Set exercise - Transcribe every line from the top down to the line with "W, H = 763, 812", both ends included, but not the pictures.
Given material start
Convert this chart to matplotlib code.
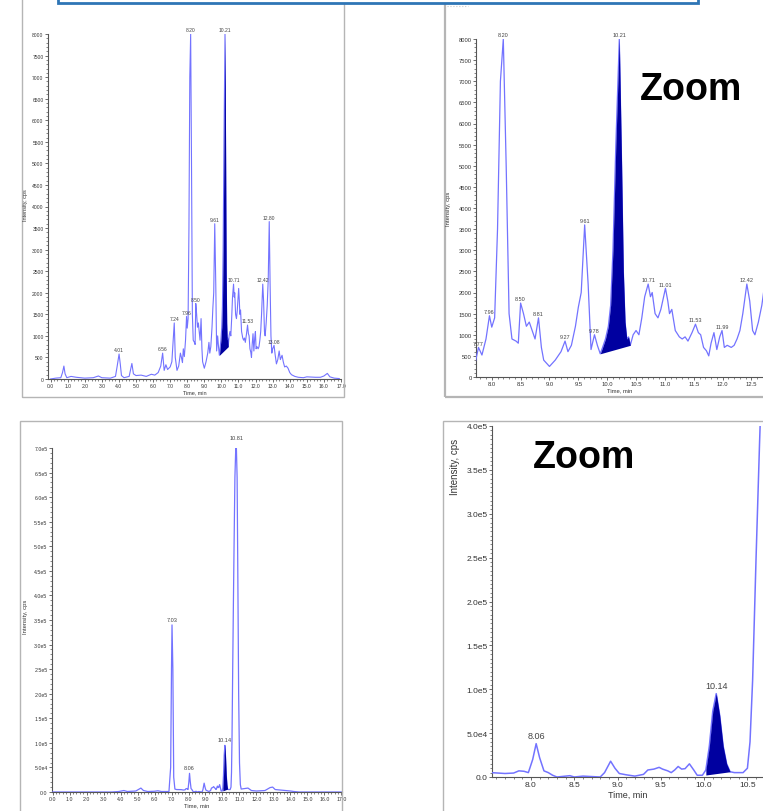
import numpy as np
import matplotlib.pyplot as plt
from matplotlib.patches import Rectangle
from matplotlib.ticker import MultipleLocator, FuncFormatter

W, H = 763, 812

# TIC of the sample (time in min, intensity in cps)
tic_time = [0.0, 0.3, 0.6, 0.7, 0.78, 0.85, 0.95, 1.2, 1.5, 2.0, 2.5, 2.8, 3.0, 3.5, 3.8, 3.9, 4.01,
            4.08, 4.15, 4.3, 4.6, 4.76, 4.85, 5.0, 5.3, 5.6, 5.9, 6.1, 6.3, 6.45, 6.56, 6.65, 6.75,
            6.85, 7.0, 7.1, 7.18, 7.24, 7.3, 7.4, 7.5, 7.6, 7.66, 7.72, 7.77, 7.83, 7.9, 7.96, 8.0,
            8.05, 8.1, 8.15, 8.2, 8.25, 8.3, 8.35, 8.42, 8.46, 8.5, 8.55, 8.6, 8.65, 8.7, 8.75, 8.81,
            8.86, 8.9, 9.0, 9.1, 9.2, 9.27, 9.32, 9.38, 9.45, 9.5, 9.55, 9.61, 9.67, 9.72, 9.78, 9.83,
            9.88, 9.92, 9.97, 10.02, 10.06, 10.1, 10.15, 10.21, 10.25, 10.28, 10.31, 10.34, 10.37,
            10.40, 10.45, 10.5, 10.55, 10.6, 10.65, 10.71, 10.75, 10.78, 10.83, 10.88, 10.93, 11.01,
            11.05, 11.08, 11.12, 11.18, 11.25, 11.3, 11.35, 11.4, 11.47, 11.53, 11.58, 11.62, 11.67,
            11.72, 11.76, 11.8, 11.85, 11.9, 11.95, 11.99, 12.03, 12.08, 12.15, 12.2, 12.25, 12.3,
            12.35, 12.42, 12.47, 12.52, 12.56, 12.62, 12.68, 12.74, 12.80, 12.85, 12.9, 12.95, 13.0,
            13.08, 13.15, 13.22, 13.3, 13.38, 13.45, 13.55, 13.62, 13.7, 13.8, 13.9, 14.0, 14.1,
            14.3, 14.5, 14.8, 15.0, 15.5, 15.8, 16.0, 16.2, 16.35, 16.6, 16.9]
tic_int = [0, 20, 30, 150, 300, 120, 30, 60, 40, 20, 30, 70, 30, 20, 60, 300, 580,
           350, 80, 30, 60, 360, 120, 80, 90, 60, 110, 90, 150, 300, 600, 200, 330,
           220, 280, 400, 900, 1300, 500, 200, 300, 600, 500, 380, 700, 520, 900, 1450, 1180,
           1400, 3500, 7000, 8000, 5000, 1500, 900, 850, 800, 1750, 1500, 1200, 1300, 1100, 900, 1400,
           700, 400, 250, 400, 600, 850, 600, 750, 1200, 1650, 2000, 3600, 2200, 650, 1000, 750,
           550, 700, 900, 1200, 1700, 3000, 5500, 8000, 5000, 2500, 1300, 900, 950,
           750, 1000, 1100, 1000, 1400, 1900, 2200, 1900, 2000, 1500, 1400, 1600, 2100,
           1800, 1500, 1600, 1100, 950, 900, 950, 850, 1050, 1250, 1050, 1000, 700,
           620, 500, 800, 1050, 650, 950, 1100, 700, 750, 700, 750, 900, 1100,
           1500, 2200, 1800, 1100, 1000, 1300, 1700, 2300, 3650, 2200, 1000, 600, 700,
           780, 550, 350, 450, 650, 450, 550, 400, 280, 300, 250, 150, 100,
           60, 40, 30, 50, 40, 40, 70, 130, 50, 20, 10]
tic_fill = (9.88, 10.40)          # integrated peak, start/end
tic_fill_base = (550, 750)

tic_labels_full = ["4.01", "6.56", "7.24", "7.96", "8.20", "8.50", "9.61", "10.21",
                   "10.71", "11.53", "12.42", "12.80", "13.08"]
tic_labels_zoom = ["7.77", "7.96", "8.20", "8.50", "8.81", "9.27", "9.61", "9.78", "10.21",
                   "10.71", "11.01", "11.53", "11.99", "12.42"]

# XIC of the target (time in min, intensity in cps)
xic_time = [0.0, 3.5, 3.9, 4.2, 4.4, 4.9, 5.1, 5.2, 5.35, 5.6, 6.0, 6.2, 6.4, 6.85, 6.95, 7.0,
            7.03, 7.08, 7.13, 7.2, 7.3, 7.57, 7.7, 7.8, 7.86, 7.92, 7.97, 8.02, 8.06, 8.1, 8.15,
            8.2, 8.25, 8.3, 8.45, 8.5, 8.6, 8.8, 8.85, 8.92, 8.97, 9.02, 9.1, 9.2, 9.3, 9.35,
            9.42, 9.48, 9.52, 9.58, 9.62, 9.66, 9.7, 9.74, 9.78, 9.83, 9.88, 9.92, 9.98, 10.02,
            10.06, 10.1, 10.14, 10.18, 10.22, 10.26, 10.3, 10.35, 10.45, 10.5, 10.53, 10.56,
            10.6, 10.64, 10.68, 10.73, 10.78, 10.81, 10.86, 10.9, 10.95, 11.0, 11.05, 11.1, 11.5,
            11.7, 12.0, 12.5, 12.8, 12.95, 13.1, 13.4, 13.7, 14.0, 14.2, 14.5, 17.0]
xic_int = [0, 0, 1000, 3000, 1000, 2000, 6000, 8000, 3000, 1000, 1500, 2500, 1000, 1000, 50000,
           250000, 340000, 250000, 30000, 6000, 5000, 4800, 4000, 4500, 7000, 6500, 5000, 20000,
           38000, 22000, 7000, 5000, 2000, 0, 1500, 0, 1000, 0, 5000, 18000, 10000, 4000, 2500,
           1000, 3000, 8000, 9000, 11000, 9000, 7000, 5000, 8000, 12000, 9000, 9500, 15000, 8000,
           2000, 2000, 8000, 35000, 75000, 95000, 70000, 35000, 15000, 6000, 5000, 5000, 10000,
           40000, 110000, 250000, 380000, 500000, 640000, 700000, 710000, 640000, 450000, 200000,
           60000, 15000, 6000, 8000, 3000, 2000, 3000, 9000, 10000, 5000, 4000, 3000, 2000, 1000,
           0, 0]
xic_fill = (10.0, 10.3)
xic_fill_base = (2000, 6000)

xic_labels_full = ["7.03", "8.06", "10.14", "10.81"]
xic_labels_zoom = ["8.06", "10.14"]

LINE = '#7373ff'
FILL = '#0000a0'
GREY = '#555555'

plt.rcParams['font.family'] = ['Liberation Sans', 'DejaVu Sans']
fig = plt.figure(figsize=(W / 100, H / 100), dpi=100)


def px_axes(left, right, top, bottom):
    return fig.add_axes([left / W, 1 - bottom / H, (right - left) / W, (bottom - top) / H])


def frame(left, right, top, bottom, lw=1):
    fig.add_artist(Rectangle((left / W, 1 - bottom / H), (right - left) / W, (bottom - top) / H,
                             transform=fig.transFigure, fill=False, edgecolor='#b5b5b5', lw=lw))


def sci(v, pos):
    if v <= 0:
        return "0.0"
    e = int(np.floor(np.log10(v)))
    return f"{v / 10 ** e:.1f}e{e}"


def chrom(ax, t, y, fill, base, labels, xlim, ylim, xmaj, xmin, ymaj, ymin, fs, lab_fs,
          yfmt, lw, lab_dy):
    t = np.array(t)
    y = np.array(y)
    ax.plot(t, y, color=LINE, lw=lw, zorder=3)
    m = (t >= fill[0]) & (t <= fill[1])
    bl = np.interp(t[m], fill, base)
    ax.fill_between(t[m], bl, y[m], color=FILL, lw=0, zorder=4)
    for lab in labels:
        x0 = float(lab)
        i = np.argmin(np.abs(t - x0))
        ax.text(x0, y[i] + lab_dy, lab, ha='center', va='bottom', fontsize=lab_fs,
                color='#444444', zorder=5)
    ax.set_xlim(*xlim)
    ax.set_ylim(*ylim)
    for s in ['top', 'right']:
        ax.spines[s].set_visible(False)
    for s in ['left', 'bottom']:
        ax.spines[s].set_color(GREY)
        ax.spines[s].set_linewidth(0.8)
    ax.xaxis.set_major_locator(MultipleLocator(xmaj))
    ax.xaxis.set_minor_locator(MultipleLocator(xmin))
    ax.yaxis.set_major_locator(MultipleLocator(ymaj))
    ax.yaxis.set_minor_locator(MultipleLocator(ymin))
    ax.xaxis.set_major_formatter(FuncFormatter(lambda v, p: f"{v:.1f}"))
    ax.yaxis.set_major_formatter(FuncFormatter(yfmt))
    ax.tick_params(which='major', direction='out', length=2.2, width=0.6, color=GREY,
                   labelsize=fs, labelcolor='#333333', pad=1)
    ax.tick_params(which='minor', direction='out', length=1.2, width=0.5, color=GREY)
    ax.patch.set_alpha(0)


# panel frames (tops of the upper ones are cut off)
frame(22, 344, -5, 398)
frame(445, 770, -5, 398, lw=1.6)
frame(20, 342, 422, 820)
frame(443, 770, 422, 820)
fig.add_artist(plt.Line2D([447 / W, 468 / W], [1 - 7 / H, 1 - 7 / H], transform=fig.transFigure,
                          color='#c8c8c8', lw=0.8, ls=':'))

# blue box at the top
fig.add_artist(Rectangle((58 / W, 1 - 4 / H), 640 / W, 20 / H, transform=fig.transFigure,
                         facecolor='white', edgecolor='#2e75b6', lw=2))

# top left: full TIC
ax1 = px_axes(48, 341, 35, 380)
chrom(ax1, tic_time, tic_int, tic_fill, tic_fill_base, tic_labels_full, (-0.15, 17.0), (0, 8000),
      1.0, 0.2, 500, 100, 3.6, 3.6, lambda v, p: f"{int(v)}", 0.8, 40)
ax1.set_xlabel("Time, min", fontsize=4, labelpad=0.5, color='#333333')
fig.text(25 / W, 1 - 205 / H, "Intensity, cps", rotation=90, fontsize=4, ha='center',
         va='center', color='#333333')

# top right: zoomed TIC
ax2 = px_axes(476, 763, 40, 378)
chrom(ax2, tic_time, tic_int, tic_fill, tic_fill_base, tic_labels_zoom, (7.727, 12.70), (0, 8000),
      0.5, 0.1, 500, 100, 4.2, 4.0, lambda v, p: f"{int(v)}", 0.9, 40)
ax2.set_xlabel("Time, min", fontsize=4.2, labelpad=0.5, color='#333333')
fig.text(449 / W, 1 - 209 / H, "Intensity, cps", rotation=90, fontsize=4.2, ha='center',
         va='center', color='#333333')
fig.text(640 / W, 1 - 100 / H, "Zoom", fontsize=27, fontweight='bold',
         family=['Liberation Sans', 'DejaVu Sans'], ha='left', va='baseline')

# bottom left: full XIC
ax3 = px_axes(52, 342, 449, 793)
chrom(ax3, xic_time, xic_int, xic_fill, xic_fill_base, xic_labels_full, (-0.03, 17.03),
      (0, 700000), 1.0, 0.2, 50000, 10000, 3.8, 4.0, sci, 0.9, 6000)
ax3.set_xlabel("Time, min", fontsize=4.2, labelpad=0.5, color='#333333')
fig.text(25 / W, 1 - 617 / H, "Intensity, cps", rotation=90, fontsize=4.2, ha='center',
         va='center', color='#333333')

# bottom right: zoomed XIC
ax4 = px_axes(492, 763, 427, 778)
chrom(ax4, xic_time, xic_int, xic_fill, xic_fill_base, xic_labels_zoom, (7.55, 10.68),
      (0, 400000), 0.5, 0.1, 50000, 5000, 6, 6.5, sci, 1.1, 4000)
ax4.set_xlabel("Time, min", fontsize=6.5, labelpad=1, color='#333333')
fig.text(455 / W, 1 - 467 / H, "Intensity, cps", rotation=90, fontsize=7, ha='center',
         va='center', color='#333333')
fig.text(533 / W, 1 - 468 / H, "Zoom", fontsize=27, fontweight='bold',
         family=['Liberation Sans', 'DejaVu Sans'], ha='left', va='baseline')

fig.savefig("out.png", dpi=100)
Given material end
Expected answer -
Convert this chart to matplotlib code.
import numpy as np
import matplotlib.pyplot as plt
from matplotlib.patches import Rectangle
from matplotlib.ticker import MultipleLocator, FuncFormatter

W, H = 763, 812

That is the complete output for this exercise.